Tropical Heritage Enviro-kits contain all of the resource materials required for earning the patch or badges, as well as supplemental games, hand lenses, a resource booklet and laminated field guides. The kits are available for check out at Fairchild, the Girl Scout offices and the Miami-Dade County Public Libraries.
During the course of the grant cycle, Tropical Heritage was introduced at local Girl Scout summer camps, special events, and at the Fairchild Ramble, a garden festival. Articles on Tropical Heritage have appeared in the Girl Scout publications sent to leaders and families of scouts.
Presentations have been made at the annual conferences of the American Association of Botanical Gardens and Arboreta, the Association of Science and Technology Centers and the Girl Scouts of American Annual Meeting. Support from the Girl Scouts has been strong and many leaders are inquiring about conservation projects at camps and other natural areas.

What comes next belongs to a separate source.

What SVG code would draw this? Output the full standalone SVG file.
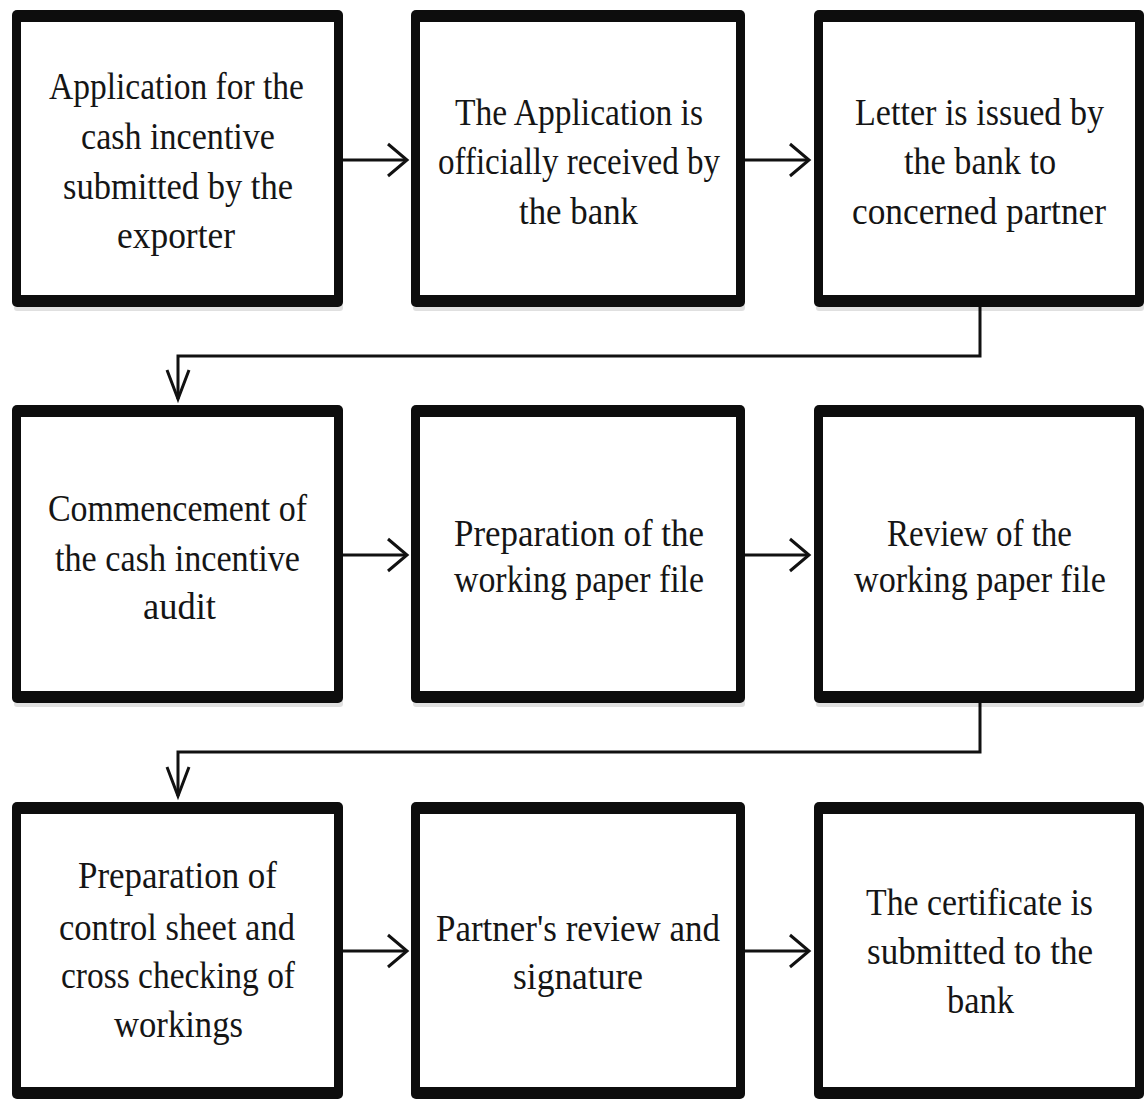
<svg xmlns="http://www.w3.org/2000/svg" width="1147" height="1101" viewBox="0 0 1147 1101">
<style>
.outer{fill:#0d0d0d}
.inner{fill:#ffffff}
.shadow{fill:#000;opacity:0.12}
text{font-family:"Liberation Serif","Times New Roman",serif;font-size:37px;fill:#151515}
.conn{fill:none;stroke:#111;stroke-width:3}
</style>
<defs>
<marker id="ah" markerUnits="userSpaceOnUse" viewBox="-24 -19 27 38" markerWidth="27" markerHeight="38" refX="0" refY="0" orient="auto" overflow="visible">
<path d="M-19,-16 L0,0 L-19,16" fill="none" stroke="#111" stroke-width="3"/>
</marker>
<marker id="av" markerUnits="userSpaceOnUse" viewBox="-34 -14 37 28" markerWidth="37" markerHeight="28" refX="0" refY="0" orient="auto" overflow="visible">
<path d="M-29,-11 L0,0 L-29,11" fill="none" stroke="#111" stroke-width="3"/>
</marker>
</defs>
<rect width="1147" height="1101" fill="#ffffff"/>

<g id="connectors">
<path class="conn" d="M343,160 H407" marker-end="url(#ah)"/>
<path class="conn" d="M745,160 H809" marker-end="url(#ah)"/>
<path class="conn" d="M980,307 V356 H178 V399" marker-end="url(#av)"/>
<path class="conn" d="M343,555 H407" marker-end="url(#ah)"/>
<path class="conn" d="M745,555 H809" marker-end="url(#ah)"/>
<path class="conn" d="M980,703 V752 H178 V796" marker-end="url(#av)"/>
<path class="conn" d="M343,951 H407" marker-end="url(#ah)"/>
<path class="conn" d="M745,951 H809" marker-end="url(#ah)"/>
</g>

<g id="node1">
<rect class="shadow" x="14" y="303" width="329" height="8" rx="3"/>
<rect class="outer" x="12" y="10" width="331" height="297" rx="5"/>
<rect class="inner" x="21" y="22" width="313" height="273"/>
<text x="49" y="99" textLength="255" lengthAdjust="spacingAndGlyphs">Application for the</text>
<text x="81" y="149" textLength="194" lengthAdjust="spacingAndGlyphs">cash incentive</text>
<text x="63" y="199" textLength="230" lengthAdjust="spacingAndGlyphs">submitted by the</text>
<text x="117" y="248" textLength="118" lengthAdjust="spacingAndGlyphs">exporter</text>
</g>

<g id="node2">
<rect class="shadow" x="413" y="303" width="332" height="8" rx="3"/>
<rect class="outer" x="411" y="10" width="334" height="297" rx="5"/>
<rect class="inner" x="420" y="22" width="316" height="273"/>
<text x="455" y="125" textLength="248" lengthAdjust="spacingAndGlyphs">The Application is</text>
<text x="438" y="174" textLength="282" lengthAdjust="spacingAndGlyphs">officially received by</text>
<text x="519" y="224" textLength="119" lengthAdjust="spacingAndGlyphs">the bank</text>
</g>

<g id="node3">
<rect class="shadow" x="816" y="303" width="328" height="8" rx="3"/>
<rect class="outer" x="814" y="10" width="330" height="297" rx="5"/>
<rect class="inner" x="823" y="22" width="312" height="273"/>
<text x="855" y="125" textLength="249" lengthAdjust="spacingAndGlyphs">Letter is issued by</text>
<text x="904" y="174" textLength="152" lengthAdjust="spacingAndGlyphs">the bank to</text>
<text x="852" y="224" textLength="254" lengthAdjust="spacingAndGlyphs">concerned partner</text>
</g>

<g id="node4">
<rect class="shadow" x="14" y="699" width="329" height="8" rx="3"/>
<rect class="outer" x="12" y="405" width="331" height="298" rx="5"/>
<rect class="inner" x="21" y="417" width="313" height="274"/>
<text x="48" y="521" textLength="259" lengthAdjust="spacingAndGlyphs">Commencement of</text>
<text x="55" y="571" textLength="245" lengthAdjust="spacingAndGlyphs">the cash incentive</text>
<text x="143" y="619" textLength="73" lengthAdjust="spacingAndGlyphs">audit</text>
</g>

<g id="node5">
<rect class="shadow" x="413" y="699" width="332" height="8" rx="3"/>
<rect class="outer" x="411" y="405" width="334" height="298" rx="5"/>
<rect class="inner" x="420" y="417" width="316" height="274"/>
<text x="454" y="546" textLength="250" lengthAdjust="spacingAndGlyphs">Preparation of the</text>
<text x="454" y="592" textLength="250" lengthAdjust="spacingAndGlyphs">working paper file</text>
</g>

<g id="node6">
<rect class="shadow" x="816" y="699" width="328" height="8" rx="3"/>
<rect class="outer" x="814" y="405" width="330" height="298" rx="5"/>
<rect class="inner" x="823" y="417" width="312" height="274"/>
<text x="887" y="546" textLength="185" lengthAdjust="spacingAndGlyphs">Review of the</text>
<text x="854" y="592" textLength="252" lengthAdjust="spacingAndGlyphs">working paper file</text>
</g>

<g id="node7">
<rect class="outer" x="12" y="802" width="331" height="297" rx="5"/>
<rect class="inner" x="21" y="814" width="313" height="273"/>
<text x="78" y="888" textLength="199" lengthAdjust="spacingAndGlyphs">Preparation of</text>
<text x="59" y="940" textLength="236" lengthAdjust="spacingAndGlyphs">control sheet and</text>
<text x="61" y="988" textLength="234" lengthAdjust="spacingAndGlyphs">cross checking of</text>
<text x="114" y="1037" textLength="129" lengthAdjust="spacingAndGlyphs">workings</text>
</g>

<g id="node8">
<rect class="outer" x="411" y="802" width="334" height="297" rx="5"/>
<rect class="inner" x="420" y="814" width="316" height="273"/>
<text x="436" y="941" textLength="284" lengthAdjust="spacingAndGlyphs">Partner's review and</text>
<text x="513" y="989" textLength="130" lengthAdjust="spacingAndGlyphs">signature</text>
</g>

<g id="node9">
<rect class="outer" x="814" y="802" width="330" height="297" rx="5"/>
<rect class="inner" x="823" y="814" width="312" height="273"/>
<text x="866" y="915" textLength="227" lengthAdjust="spacingAndGlyphs">The certificate is</text>
<text x="867" y="964" textLength="226" lengthAdjust="spacingAndGlyphs">submitted to the</text>
<text x="947" y="1013" textLength="67" lengthAdjust="spacingAndGlyphs">bank</text>
</g>
</svg>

Evaluation has been a significant component in the development of Tropical Heritage badges that will be attractive to target audiences. It has guaranteed that program activities are effective and appropriate to the needs and interests of leaders and scouts. The desired outcome, measurable activities that increase awareness of the importance of plants and the need to conserve them, will continue to be a collaborative goal of Fairchild Tropical Garden and the Girl Scout Council of Tropical Florida.
Les Scouts au Service de la Conservation en Région Tropicale!
Au Fairchild Tropical Garden une collaboration avec la section féminine des scouts a conduit à créer des labels récompensant la capacité à identifier et conserver les plantes indigènes. Une évaluation formelle et informelle est intégrée dans le programme des scouts; celle-ci fait également partie du programme d’éducation de Fairchild. En mettant en œuvre les méthodes d’évaluation habituelles et en testant sur le terrain tous les éléments, ce partenariat a permis de mettre en place des activités d’identification de plantes et un programme de conservation adaptées aux jeunes filles d’âges et de capacités différents ainsi que pour leurs accompagnants. Les labels peuvent être acquis à Fairchild, dans une réserve naturelle ou pendant un camp d’été durant lequel des actions de conservation sont menées dans le cadre de ce programme.